Pastor's Daughter Taps Into The 'Spicy Stuff' To Help Save Marriages
In The Sunday Conversation,Weekend Edition Sunday host Rachel Martin brings listeners an unexpected side of the news by talking with someone personally affected by the stories making headlines.
DiShan Washington is a pastor's daughter, and when she was 16 years old, she married a young minister at her dad's church. She didn't know a lot about sex, let alone what she describes as the "spicy stuff."
Now, the "spicy stuff" is her business. Washington produces what she calls Christian erotica, in several books and a film. She started that career, in part, because of troubles in her own marriage.
Her husband had cheated on her.
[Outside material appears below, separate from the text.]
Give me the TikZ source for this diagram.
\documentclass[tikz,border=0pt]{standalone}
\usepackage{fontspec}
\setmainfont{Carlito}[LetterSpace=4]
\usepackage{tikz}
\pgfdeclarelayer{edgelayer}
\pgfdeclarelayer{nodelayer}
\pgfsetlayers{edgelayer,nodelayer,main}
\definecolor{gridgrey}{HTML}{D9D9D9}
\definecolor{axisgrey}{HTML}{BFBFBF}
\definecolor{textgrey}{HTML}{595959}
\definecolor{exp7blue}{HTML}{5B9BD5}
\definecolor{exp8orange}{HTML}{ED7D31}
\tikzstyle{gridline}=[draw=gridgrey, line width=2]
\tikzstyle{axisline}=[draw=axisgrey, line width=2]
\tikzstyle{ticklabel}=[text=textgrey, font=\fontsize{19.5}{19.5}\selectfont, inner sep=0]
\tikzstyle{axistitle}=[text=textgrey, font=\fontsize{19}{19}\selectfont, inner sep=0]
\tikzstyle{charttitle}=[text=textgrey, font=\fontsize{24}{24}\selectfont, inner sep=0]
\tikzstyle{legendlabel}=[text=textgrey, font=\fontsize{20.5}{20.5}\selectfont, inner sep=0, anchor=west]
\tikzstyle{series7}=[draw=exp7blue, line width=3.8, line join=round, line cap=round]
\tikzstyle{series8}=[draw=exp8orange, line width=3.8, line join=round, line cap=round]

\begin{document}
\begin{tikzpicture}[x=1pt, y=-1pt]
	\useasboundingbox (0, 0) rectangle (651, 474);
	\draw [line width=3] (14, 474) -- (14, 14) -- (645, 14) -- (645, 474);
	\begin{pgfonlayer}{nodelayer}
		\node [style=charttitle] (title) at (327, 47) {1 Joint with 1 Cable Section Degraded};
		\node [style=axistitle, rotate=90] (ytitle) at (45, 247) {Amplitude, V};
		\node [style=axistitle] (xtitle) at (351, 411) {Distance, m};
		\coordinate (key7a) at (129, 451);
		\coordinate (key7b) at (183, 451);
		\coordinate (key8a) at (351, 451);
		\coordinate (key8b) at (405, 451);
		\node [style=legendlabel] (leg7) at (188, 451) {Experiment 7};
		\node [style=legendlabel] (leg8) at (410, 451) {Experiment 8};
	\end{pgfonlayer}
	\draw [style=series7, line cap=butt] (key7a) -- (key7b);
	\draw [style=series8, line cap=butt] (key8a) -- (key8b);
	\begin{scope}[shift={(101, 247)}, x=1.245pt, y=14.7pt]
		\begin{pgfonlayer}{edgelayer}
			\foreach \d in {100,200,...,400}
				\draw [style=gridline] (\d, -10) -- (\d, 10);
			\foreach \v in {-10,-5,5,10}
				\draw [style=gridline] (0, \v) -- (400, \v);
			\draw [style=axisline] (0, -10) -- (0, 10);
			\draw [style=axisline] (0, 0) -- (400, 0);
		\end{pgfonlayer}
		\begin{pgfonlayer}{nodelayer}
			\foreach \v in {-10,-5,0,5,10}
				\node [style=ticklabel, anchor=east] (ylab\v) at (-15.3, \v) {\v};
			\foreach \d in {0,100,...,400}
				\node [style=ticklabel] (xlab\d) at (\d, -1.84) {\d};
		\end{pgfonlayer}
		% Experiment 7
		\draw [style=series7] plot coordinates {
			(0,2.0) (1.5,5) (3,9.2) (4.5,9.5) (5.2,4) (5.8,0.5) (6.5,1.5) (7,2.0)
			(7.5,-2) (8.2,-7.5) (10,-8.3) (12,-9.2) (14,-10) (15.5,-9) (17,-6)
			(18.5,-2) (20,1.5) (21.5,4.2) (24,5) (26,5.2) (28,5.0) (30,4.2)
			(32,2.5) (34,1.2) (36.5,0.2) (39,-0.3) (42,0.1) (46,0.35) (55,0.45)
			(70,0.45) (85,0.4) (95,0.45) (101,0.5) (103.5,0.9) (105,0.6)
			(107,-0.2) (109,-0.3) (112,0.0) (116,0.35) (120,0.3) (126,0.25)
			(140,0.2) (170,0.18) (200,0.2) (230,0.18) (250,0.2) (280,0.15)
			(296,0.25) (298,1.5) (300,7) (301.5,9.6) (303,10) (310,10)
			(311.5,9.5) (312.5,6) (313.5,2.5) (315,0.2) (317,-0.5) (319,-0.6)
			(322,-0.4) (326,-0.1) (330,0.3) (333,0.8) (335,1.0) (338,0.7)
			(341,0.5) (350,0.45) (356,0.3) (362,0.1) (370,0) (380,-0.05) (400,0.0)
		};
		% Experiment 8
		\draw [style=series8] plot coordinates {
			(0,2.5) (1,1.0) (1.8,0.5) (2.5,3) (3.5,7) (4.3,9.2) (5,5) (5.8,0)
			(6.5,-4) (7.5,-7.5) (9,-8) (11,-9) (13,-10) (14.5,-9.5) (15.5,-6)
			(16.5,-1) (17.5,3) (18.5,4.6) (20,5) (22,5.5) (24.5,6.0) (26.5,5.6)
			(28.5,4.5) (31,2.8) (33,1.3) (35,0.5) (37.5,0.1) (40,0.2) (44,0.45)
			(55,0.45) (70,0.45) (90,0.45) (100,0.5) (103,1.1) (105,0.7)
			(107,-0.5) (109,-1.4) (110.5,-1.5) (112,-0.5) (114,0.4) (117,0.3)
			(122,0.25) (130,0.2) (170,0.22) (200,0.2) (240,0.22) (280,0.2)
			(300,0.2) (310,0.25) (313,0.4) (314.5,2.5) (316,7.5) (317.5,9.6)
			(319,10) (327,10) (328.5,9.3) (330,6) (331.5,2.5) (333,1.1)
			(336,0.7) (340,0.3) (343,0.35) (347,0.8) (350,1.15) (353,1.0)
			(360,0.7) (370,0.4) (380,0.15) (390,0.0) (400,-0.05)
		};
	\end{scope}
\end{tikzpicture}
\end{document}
But Washington says the end of the marriage was not entirely his fault.
I was ... raised by a generation of women who taught me that sex is for the man. And that's a major point, because that is the mentality I took into the sexual relationship part of our marriage ... that sex is for him. It wasn't for me.
"I want women to know that I am not harboring all of the responsibility, but I am owning my part," Washington tells NPR's Rachel Martin. For a decade, she says, she "didn't really cater to his sexual needs."
And she didn't really even think about her own sexual needs, because she was raised to believe sex was for men.
"I know better now," says Washington. "But for many years, that's how I saw it."
So Washington took on her new mission: to "get Christian women to remove the stigma that being erotic is sinful or somehow shameful or embarrassing." To that end, she started writing erotica.
"Christian erotica is basically my way of taking what the secular world has perverted, and made us feel ashamed of," she says. "I wanted people to focus more on the seduction, and not just necessarily the body parts and the language that you sometimes hear when you're watching pornography or if you're reading a book."
Another main difference? All her characters are married.
"I don't promote premarital sex," she says. "My goal is to help save marriages."